Topological space which is not locally connected

Question

In class we defined a locally connected space as a space that has a basis consisting of connected sets. I don't quite understand what a space which is not locally connected would look like. At least one basis element in every basis would have to be disconnected, so the union of two non-empty non-intersecting open sets. That would give us another basis, which would have to contain a disconnected element, and so on. I can't think of a single example of a space that satisfies this. Have I misunderstood the definition? Is there a good, simple example of a space that is locally disconnected?

I have tried to understand the infinite broom as an example of a connected space that is not locally connected. I can see why it is connected, but I don't understand why it is not locally connected. Could someone help me understand why?

Answer 1

For concreteness, let's take the comb space $X \subset \mathbb{R}^2$ to be the union

$$([0, 1] \times \{0\}) \cup \left\{\left\{\frac{1}{n}\right\} \times [0, 1] : n \in \mathbb{Z}_+\right\} \cup (\{0\} \times [0, 1])$$

endowed with the subspace topology. (This is similar to the infinite broom, but it is slightly easier to write some things down explicitly.) Certainly the space is connected (even path-connected): Any two points on $X$ are connected by a path that goes down the bristle it is on (as applicable), then along the base, then (again, as applicable) up the bristle the other point is on.

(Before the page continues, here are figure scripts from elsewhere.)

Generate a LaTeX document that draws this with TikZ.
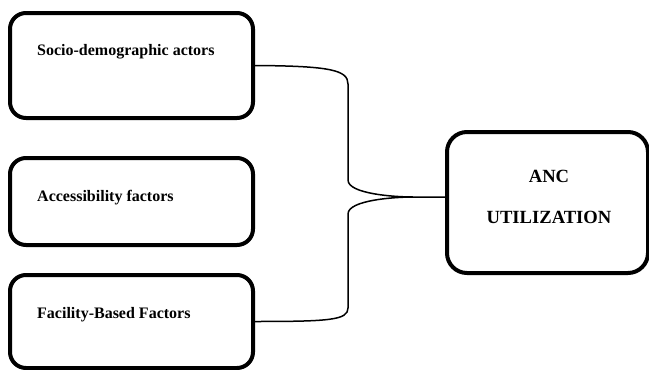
\documentclass[tikz,border=0pt]{standalone}
\usepackage{fontspec}
\setmainfont{Liberation Serif}
\begin{document}
\begin{tikzpicture}[x=1pt,y=-1pt,
  leftbox/.style={draw, line width=4pt, rounded corners=16pt, minimum width=243pt, inner sep=0pt},
  ancbox/.style={draw, line width=4pt, rounded corners=20pt, minimum width=201pt, minimum height=141pt, inner sep=0pt},
  lbl/.style={font=\bfseries\fontsize{16}{19}\selectfont, anchor=west, inner sep=0pt},
  anclbl/.style={font=\bfseries\fontsize{18.6}{22}\selectfont, align=center},
  conn/.style={line width=1.5pt}]
\useasboundingbox (0,0) rectangle (649,370);
\node[leftbox, minimum height=105pt] (b1) at (131.5,65.5) {};
\node[leftbox, minimum height=87pt] (b2) at (131.5,201.5) {};
\node[leftbox, minimum height=93pt] (b3) at (131.5,321.5) {};
\node[ancbox] (anc) at (547.5,202.5) {};
\node[lbl] (t1) at (37,52) {Socio-demographic actors};
\node[lbl] (t2) at (37,198) {Accessibility factors};
\node[lbl] (t3) at (37,315) {Facility-Based Factors};
\node[anclbl] (t4) at (549,176) {ANC};
\node[anclbl] (t5) at (549,217) {UTILIZATION};
\coordinate (tip) at (413,197);
\coordinate (ancin) at (anc.west |- tip);
\draw[conn] (b1.east) .. controls (330,66) and (348,70) .. (348,84)
  -- (348,180) .. controls (348,194) and (395,197) .. (tip) -- (ancin);
\draw[conn] (tip) .. controls (395,197) and (348,200) .. (348,214)
  -- (348,308) .. controls (348,320) and (330,321.5) .. (b3.east);
\end{tikzpicture}
\end{document}
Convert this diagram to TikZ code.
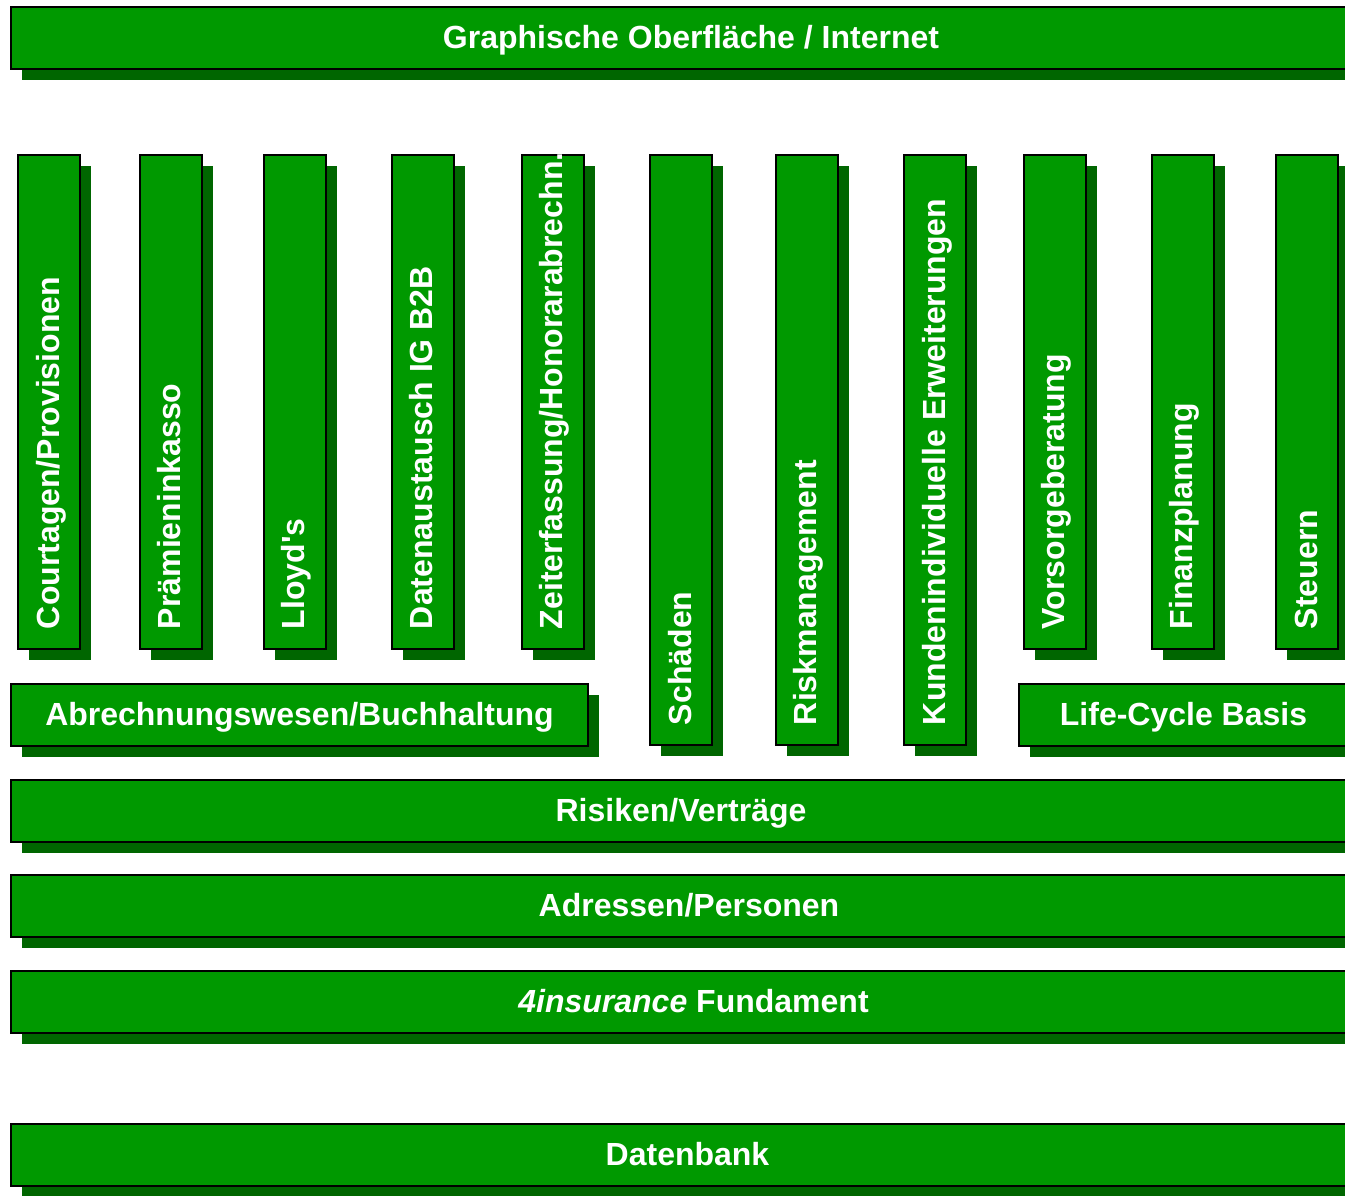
\documentclass[tikz,border=0pt]{standalone}
\usepackage{fontspec}
\setmainfont[Ligatures=TeXReset]{Liberation Sans}
\usetikzlibrary{shadows,calc}
\definecolor{boxgreen}{HTML}{009900}
\definecolor{shadegreen}{HTML}{006600}
\begin{document}
\begin{tikzpicture}[x=1pt,y=-1pt,
  blk/.style={rectangle, draw=black, line width=2pt, fill=boxgreen, inner sep=0pt, outer sep=0pt,
    general shadow={fill=shadegreen, shadow xshift=11pt, shadow yshift=-11pt}},
  bar/.style={blk, minimum height=62pt, text=white,
    font=\fontsize{32}{38}\selectfont\bfseries, text height=21pt, text depth=0pt},
  colbox/.style={blk, minimum width=62pt},
  shortcol/.style={colbox, minimum height=494pt},
  longcol/.style={colbox, minimum height=590pt},
  vtxt/.style={text=white, font=\fontsize{32}{38}\selectfont\bfseries, rotate=90,
    anchor=base west, inner sep=0pt, outer sep=0pt}
]
\useasboundingbox (0,0) rectangle (1345,1196);
\clip (0,0) rectangle (1345,1196);

% horizontal bars
\node[bar, minimum width=1360pt] (gui) at (691,38) {Graphische Oberfläche / Internet};
\node[bar, minimum width=577pt] (abr) at (299.5,714.5) {Abrechnungswesen/Buchhaltung};
\node[bar, minimum width=329pt] (lcb) at (1183.5,714.5) {Life-Cycle Basis};
\node[bar, minimum width=1340pt] (ris) at (681,810.5) {Risiken/Verträge};
\node[bar, minimum width=1356pt] (adr) at (689,906) {Adressen/Personen};
\node[bar, minimum width=1365pt] (fun) at (693.5,1002) {\itshape 4insurance\upshape{} Fundament};
\node[bar, minimum width=1353pt] (db) at (687.5,1155) {Datenbank};

% columns
\node[shortcol] (c1) at (49,402) {};
\node[shortcol] (c2) at (170.5,402) {};
\node[shortcol] (c3) at (294.5,402) {};
\node[shortcol] (c4) at (422.5,402) {};
\node[shortcol] (c5) at (552.5,402) {};
\node[longcol]  (c6) at (681,450) {};
\node[longcol]  (c7) at (806.5,450) {};
\node[longcol]  (c8) at (935,450) {};
\node[shortcol] (c9) at (1054.5,402) {};
\node[shortcol] (c10) at (1182.5,402) {};
\node[shortcol] (c11) at (1307,402) {};

% column labels
\node[vtxt] (t1) at ($(c1.south)+(10,-20)$) {Courtagen/Provisionen};
\node[vtxt] (t2) at ($(c2.south)+(10,-20)$) {Prämieninkasso};
\node[vtxt] (t3) at ($(c3.south)+(10,-20)$) {Lloyd's};
\node[vtxt] (t4) at ($(c4.south)+(10,-20)$) {Datenaustausch IG B2B};
\node[vtxt] (t5) at ($(c5.south)+(10,-20)$) {Zeiterfassung/Honorarabrechn.};
\node[vtxt] (t6) at ($(c6.south)+(10,-20)$) {Schäden};
\node[vtxt] (t7) at ($(c7.south)+(10,-20)$) {Riskmanagement};
\node[vtxt] (t8) at ($(c8.south)+(10,-20)$) {Kundenindividuelle Erweiterungen};
\node[vtxt] (t9) at ($(c9.south)+(10,-20)$) {Vorsorgeberatung};
\node[vtxt] (t10) at ($(c10.south)+(10,-20)$) {Finanzplanung};
\node[vtxt] (t11) at ($(c11.south)+(10,-20)$) {Steuern};
\end{tikzpicture}
\end{document}
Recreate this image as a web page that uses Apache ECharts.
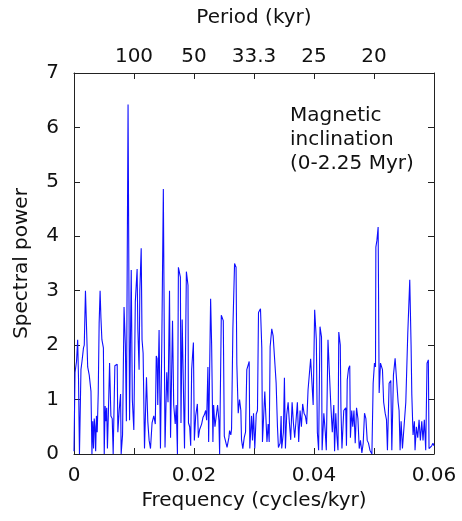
<!DOCTYPE html>
<html>
<head>
<meta charset="utf-8">
<script src="https://cdn.jsdelivr.net/npm/echarts@6/dist/echarts.min.js"></script>
<style>html,body{margin:0;padding:0;background:#fff}#c{width:462px;height:521px}</style>
</head>
<body>
<div id="c"></div>
<script>
var frequency = [0,0.00017,0.00042,0.00061,0.00075,0.00091,0.00116,0.00133,0.00158,0.00171,0.00191,0.00216,0.00228,0.00254,0.00283,0.00299,0.00312,0.00326,0.00337,0.00349,0.00361,0.00374,0.00387,0.00404,0.00419,0.00435,0.00449,0.00465,0.00490,0.00504,0.00519,0.00532,0.00545,0.00557,0.00573,0.00593,0.00615,0.00637,0.00653,0.00681,0.00720,0.00731,0.00753,0.00776,0.00786,0.00809,0.00834,0.00856,0.00873,0.00901,0.00926,0.00954,0.00972,0.00997,0.01022,0.01052,0.01064,0.01085,0.01097,0.01120,0.01134,0.01152,0.01175,0.01208,0.01230,0.01252,0.01275,0.01301,0.01330,0.01355,0.01371,0.01385,0.01396,0.01418,0.01441,0.01463,0.01489,0.01517,0.01546,0.01567,0.01592,0.01609,0.01642,0.01662,0.01687,0.01704,0.01724,0.01740,0.01773,0.01783,0.01803,0.01828,0.01842,0.01873,0.01900,0.01908,0.01928,0.01945,0.01961,0.01990,0.02006,0.02028,0.02056,0.02073,0.02094,0.02127,0.02149,0.02172,0.02194,0.02211,0.02232,0.02244,0.02277,0.02294,0.02315,0.02327,0.02349,0.02393,0.02415,0.02427,0.02455,0.02488,0.02505,0.02526,0.02551,0.02581,0.02593,0.02614,0.02626,0.02648,0.02676,0.02701,0.02714,0.02737,0.02759,0.02781,0.02792,0.02814,0.02837,0.02859,0.02880,0.02920,0.02930,0.02959,0.02975,0.02992,0.03013,0.03037,0.03058,0.03075,0.03108,0.03130,0.03141,0.03170,0.03180,0.03208,0.03216,0.03236,0.03253,0.03269,0.03296,0.03319,0.03346,0.03369,0.03391,0.03407,0.03436,0.03452,0.03462,0.03490,0.03507,0.03524,0.03545,0.03569,0.03590,0.03612,0.03635,0.03657,0.03678,0.03701,0.03723,0.03745,0.03768,0.03790,0.03811,0.03834,0.03856,0.03878,0.03901,0.03923,0.03944,0.03972,0.03986,0.04011,0.04039,0.04056,0.04077,0.04100,0.04125,0.04135,0.04164,0.04188,0.04205,0.04233,0.04263,0.04280,0.04305,0.04330,0.04343,0.04363,0.04380,0.04400,0.04413,0.04438,0.04449,0.04466,0.04496,0.04529,0.04541,0.04554,0.04576,0.04596,0.04607,0.04629,0.04646,0.04666,0.04687,0.04709,0.04732,0.04754,0.04775,0.04798,0.04820,0.04842,0.04865,0.04887,0.04908,0.04932,0.04965,0.04986,0.05008,0.05025,0.05031,0.05048,0.05069,0.05086,0.05108,0.05141,0.05161,0.05186,0.05208,0.05224,0.05252,0.05280,0.05297,0.05324,0.05352,0.05374,0.05402,0.05418,0.05435,0.05452,0.05474,0.05507,0.05530,0.05563,0.05596,0.05618,0.05630,0.05651,0.05673,0.05684,0.05706,0.05729,0.05751,0.05773,0.05796,0.05817,0.05839,0.05862,0.05884,0.05906,0.05917,0.05939,0.05962,0.05983,0.06];
var power = [0.05,1.5,1.7,2.1,1.4,0.0,1.55,1.7,1.95,2.0,3.0,3.02,1.6,1.45,1.15,0.0,0.6,0.1,0.65,0.5,0.05,0.7,0.4,1.12,2.4,3.0,2.5,2.1,1.95,0.0,0.88,0.6,0.85,0.1,0.75,1.67,0.7,0.65,0.0,1.62,1.65,0.4,0.8,1.1,0.0,0.35,2.7,2.0,0.6,6.42,0.62,3.38,1.0,0.44,2.8,3.4,2.3,1.55,3.0,3.78,2.1,1.85,0.1,1.41,0.6,0.25,0.1,0.57,0.7,0.55,1.8,1.75,0.9,2.28,0.1,2.0,4.87,0.12,1.5,0.95,3.0,0.3,2.45,0.9,0.55,0.9,0.0,3.43,3.25,0.57,2.47,2.45,0.1,3.35,3.1,0.57,0.5,0.15,1.55,2.05,0.25,0.7,0.92,0.3,0.45,0.55,0.67,0.72,0.8,0.62,1.6,0.22,2.85,2.0,0.22,0.9,0.5,0.9,0.62,0.0,2.55,2.45,0.33,0.3,0.12,0.3,0.43,0.35,0.46,2.3,3.5,3.43,1.65,0.75,1.0,0.8,0.26,0.1,0.3,0.4,1.55,1.7,0.1,0.7,0.25,0.75,0.1,0.73,0.8,2.6,2.67,1.95,0.22,0.25,1.15,1.18,0.22,0.55,0.22,1.97,2.3,2.17,2.15,1.3,0.5,0.12,0.2,0.7,0.1,0.4,1.4,0.1,0.72,0.95,0.57,0.26,0.95,0.57,0.3,0.62,0.95,0.22,0.8,0.5,0.92,0.75,0.7,0.55,1.18,1.2,1.75,1.75,0.9,2.65,2.1,0.4,0.07,2.34,2.15,0.07,0.75,0.4,0.07,2.1,2.1,0.9,0.4,0.9,0.05,0.75,0.35,0.07,2.24,2.0,0.85,0.1,0.8,0.85,0.15,1.36,1.57,1.62,0.3,0.8,0.5,0.8,0.2,0.85,0.65,0.1,0.25,0.02,0.2,0.75,0.65,0.25,0.2,0.07,0.0,1.3,1.67,1.6,3.8,3.92,4.17,1.12,1.67,1.55,0.95,0.75,0.63,0.07,1.3,1.35,0.07,1.45,1.76,1.4,0.95,0.8,0.07,0.6,0.1,0.1,0.95,2.22,3.2,2.0,1.1,0.35,0.6,0.07,0.5,0.3,0.63,0.25,0.6,0.25,0.63,0.07,1.67,1.73,0.1,0.1,0.15,0.2,0.15];
var bottomTickLabels = {0: '0', 0.02: '0.02', 0.04: '0.04', 0.06: '0.06'};
var periodTickLabels = ['100', '50', '33.3', '25', '20'];
var periodTickFreqs = [0.01, 0.02, 0.03, 0.04, 0.05];
var annotation = ['Magnetic', 'inclination', '(0-2.25 Myr)'];

var FONT = '"DejaVu Sans", Arial, Helvetica, sans-serif';
var FS = 20;
var data = frequency.map(function (f, i) { return [f, power[i]]; });
var axisLineStyle = { color: '#222', width: 1 };

function labelFor(v) {
  var r = Math.round(v * 1000) / 1000;
  return bottomTickLabels.hasOwnProperty(r) ? bottomTickLabels[r] : '';
}
function periodFor(v) {
  var r = Math.round(v * 1000) / 1000;
  var i = periodTickFreqs.indexOf(r);
  return i >= 0 ? periodTickLabels[i] : '';
}

var chart = echarts.init(document.getElementById('c'), null, { renderer: 'canvas' });
chart.setOption({
  animation: false,
  backgroundColor: '#fff',
  grid: { left: 74, right: 28, top: 73, bottom: 67, containLabel: false },
  title: {
    text: annotation.join('\n'),
    left: 285, top: 99,
    textStyle: { fontFamily: FONT, fontSize: FS, fontWeight: 'normal', color: '#111', lineHeight: 24 }
  },
  xAxis: [{
    type: 'value', position: 'bottom', min: 0, max: 0.06, interval: 0.01,
    name: 'Frequency (cycles/kyr)', nameLocation: 'middle', nameGap: 36,
    nameTextStyle: { fontFamily: FONT, fontSize: FS, color: '#111' },
    axisLine: { show: true, onZero: false, lineStyle: axisLineStyle },
    axisTick: { show: true, inside: true, length: 6, lineStyle: axisLineStyle },
    axisLabel: { fontFamily: FONT, fontSize: FS, color: '#111', margin: 12, formatter: labelFor, showMinLabel: true, showMaxLabel: true },
    splitLine: { show: false }
  }, {
    type: 'value', position: 'top', min: 0, max: 0.06, interval: 0.01,
    name: 'Period (kyr)', nameLocation: 'middle', nameGap: 45,
    nameTextStyle: { fontFamily: FONT, fontSize: FS, color: '#111' },
    axisLine: { show: true, onZero: false, lineStyle: axisLineStyle },
    axisTick: { show: true, inside: true, length: 6, lineStyle: axisLineStyle },
    axisLabel: { fontFamily: FONT, fontSize: FS, color: '#111', margin: 6, formatter: periodFor },
    splitLine: { show: false }
  }],
  yAxis: [{
    type: 'value', position: 'left', min: 0, max: 7, interval: 1,
    name: 'Spectral power', nameLocation: 'middle', nameGap: 42, nameRotate: 90,
    nameTextStyle: { fontFamily: FONT, fontSize: FS, color: '#111' },
    axisLine: { show: true, onZero: false, lineStyle: axisLineStyle },
    axisTick: { show: true, inside: true, length: 6, lineStyle: axisLineStyle },
    axisLabel: { fontFamily: FONT, fontSize: FS, color: '#111', margin: 15 },
    splitLine: { show: false }
  }, {
    type: 'value', position: 'right', min: 0, max: 7, interval: 1,
    axisLine: { show: true, onZero: false, lineStyle: axisLineStyle },
    axisTick: { show: true, inside: true, length: 6, lineStyle: axisLineStyle },
    axisLabel: { show: false },
    splitLine: { show: false }
  }],
  series: [{
    type: 'line', xAxisIndex: 0, yAxisIndex: 0, data: data,
    showSymbol: false, symbol: 'none',
    lineStyle: { color: '#0f0fff', width: 1.1 },
    clip: true
  }]
});
</script>
</body>
</html>
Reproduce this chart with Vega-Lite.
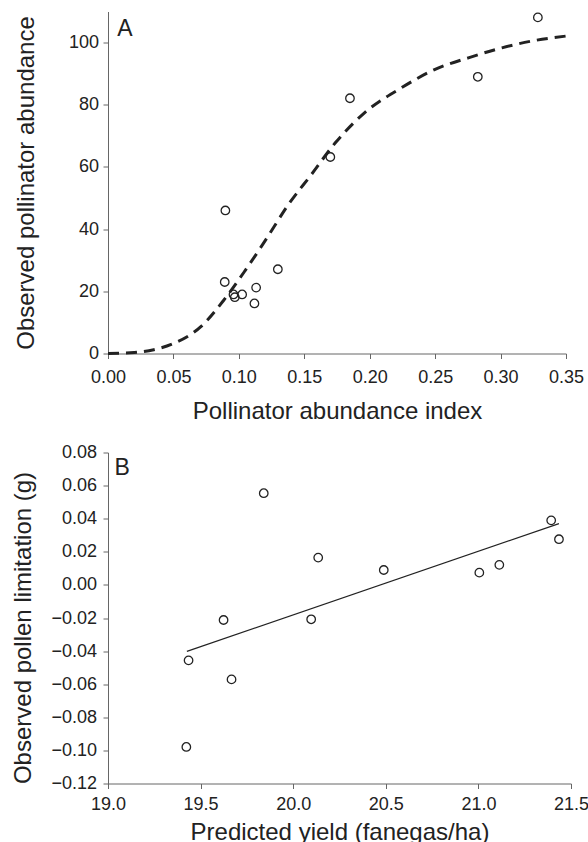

By definition of the topology on $\mathbb{R}^2$, any $\epsilon$-ball $$B := B_{\epsilon}(0, 1) \cap X$$ is open in $X$. Henceforth, assume $\epsilon < 1$, so that $(0, 0) \not\in B$. Now, for any $n > \frac{1}{\epsilon}$, $\left(\frac{1}{\epsilon}, 1\right) \in B$, and so by construction $$B \cap \left\{(x, y) : x < \frac{1}{n + \frac{1}{2}} \right\}$$ and $$B \cap \left\{(x, y) : x > \frac{1}{n + \frac{1}{2}} \right\}$$ comprise a separation of $B$ (in particular, $(0, 1)$ is in the first set, and $\left(\frac{1}{\epsilon}, 1\right)$ is in the second. So, all sufficiently small $\epsilon$-balls $B_{\epsilon}(0, 1) \cap X$ in $X$ are not connected, and since these balls form a neighborhood basis of $X$ at $(0, 1)$, $X$ is not locally connected.

Answer 2

An example of such a space is $\Bbb Q$ with the relative topology. (I think) A general way to get such spaces easily is to consider a connected space and then consider a nice choice of dense subset and look at the relative topology. You could replace the rationals with the irrationals and it would also work.

I think another - more exotic - example is an irrational rotation set. Suppose $\theta\in(0,2\pi)$ is irrational, then let $S = \{e^{in\theta}:n\in\Bbb Z\}$. $S$ is dense in the unit circle but is not locally connected.